Sunday, June 17, 2012

Eat Pray Love Kvetch

The Julia Roberts movie Eat Pray Love breezed through these islands on its theatrical release more than a year ago without causing much of a stir in the palm trees. The place where I live is an island much like Bali, without all the foreigners looking for their piece of paradise on earth. What my island also lacks, alas, are the Balinese who have turned their demi-paradise into profit.

I had no chance to see the movie in a cinema, since there isn't a single cinema on my island. Nor is there a single public library, so I had no chance to read Elizabeth Gilbert's best-selling book on which the movie was based. I don't read best-sellers, even inadvertently, since I'm not interested in what everyone else is reading.

But I caught an airing of the movie recently, and I found it entertaining enough to justify a few comments. Julia Roberts is a movie star whose signature on a contract can guarantee that a movie gets made. While her taste in scripts isn't infallible, she has cultivated her stardom well and isn't afraid to take certain risks. And she can occasionally act.

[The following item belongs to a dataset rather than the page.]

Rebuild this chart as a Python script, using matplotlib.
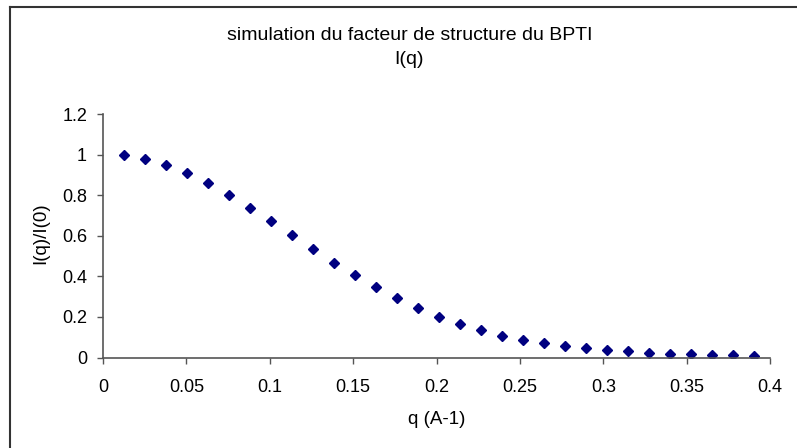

Roberts plays Elizabeth Gilbert, who has just divorced Steven (Billy Crudup) who still loves her, has a fling with David before the divorce is finalized, and then embarks (thanks to a $200,000 advance from her publisher) on a year-long trip that takes her to Italy (shot in Rome and Naples), India, and Bali. In all three places, rather conveniently, she completes a stage in her development as a complete human being.

The earting part of the story, in Italy of course, is the most stimulating. An old landlady tells Roberts that the only thing she doesn't allow in her pensione is strange men spending the night, because "All you American girls want in Italy is pasta and sausage!"

The praying part of the story is a whopping cliché by now. And it isn't praying, but meditating. But Richard Jenkins contributes a marvelous performance as a fellow American learning how to forgive himself.

The loving part is predictable (this is a "woman's movie").

I have always been struck by the churlishness of celebrities who announce in interviews that they are "taking a year off". Gilbert was already a successful free-lance journalist when she took a year off to gather material for her book. Even if you're OK with this plot, which is reportedly actual events, simply reverse the sexes of the four principle characters and the story could be mistaken for a sequel to Montherlant's The Girls - further adventures of the chauvinist arch-egoist Costals.

Ask yourself if this protagonist deserves your sympathy. Ms. Roberts does alot of crying in the movie, but over what? Over her mistakes? Her foolishness? She passes through her marriage and her love affairs exactly like she passes through Italy, India, and Bali - like a tourist.

She encounters people who have real problems: an Indian woman who is compelled to marry a man she hardly knows, an American who lost his son because of his alcoholism, a Balinese woman who goes broke getting legal custody of her daughter in a country in which women have few rights.

The scenes an Indian ashram are particularly risible, with Westerners flocking there looking for what Gita Mehta called "karma cola", a pre-packaged, junk-food version of Eastern mysticism. It has been a joke ever since the Beatles consulted the Maharishi Mahesh Mashed Potatoes.

But what is most objectionable about this woman is how cavalierly she treats all her chances for happiness. Like most Americans, she suffers from the delusion that she is entitled to be happy, because it says so in the Constitution. Most people in the world are lucky is they're granted one opportunity for happiness. Gilbert/Roberts acts as if there is an unlimited supply of opportunities for her.

On a positive note, the movie does one thing better than 99% of Hollywood movies: it uses music carefully. And what splendid music! I found João and Bebel Gilberto to be particularly, and strangely, apposite to the lush Bali scenes. Incidentally, Robert Richardson, Oliver Stone's and Martin Scorsese's DP of choice, photographed the film, and brought out the beauty of all three places without them looking like they look in the postcards.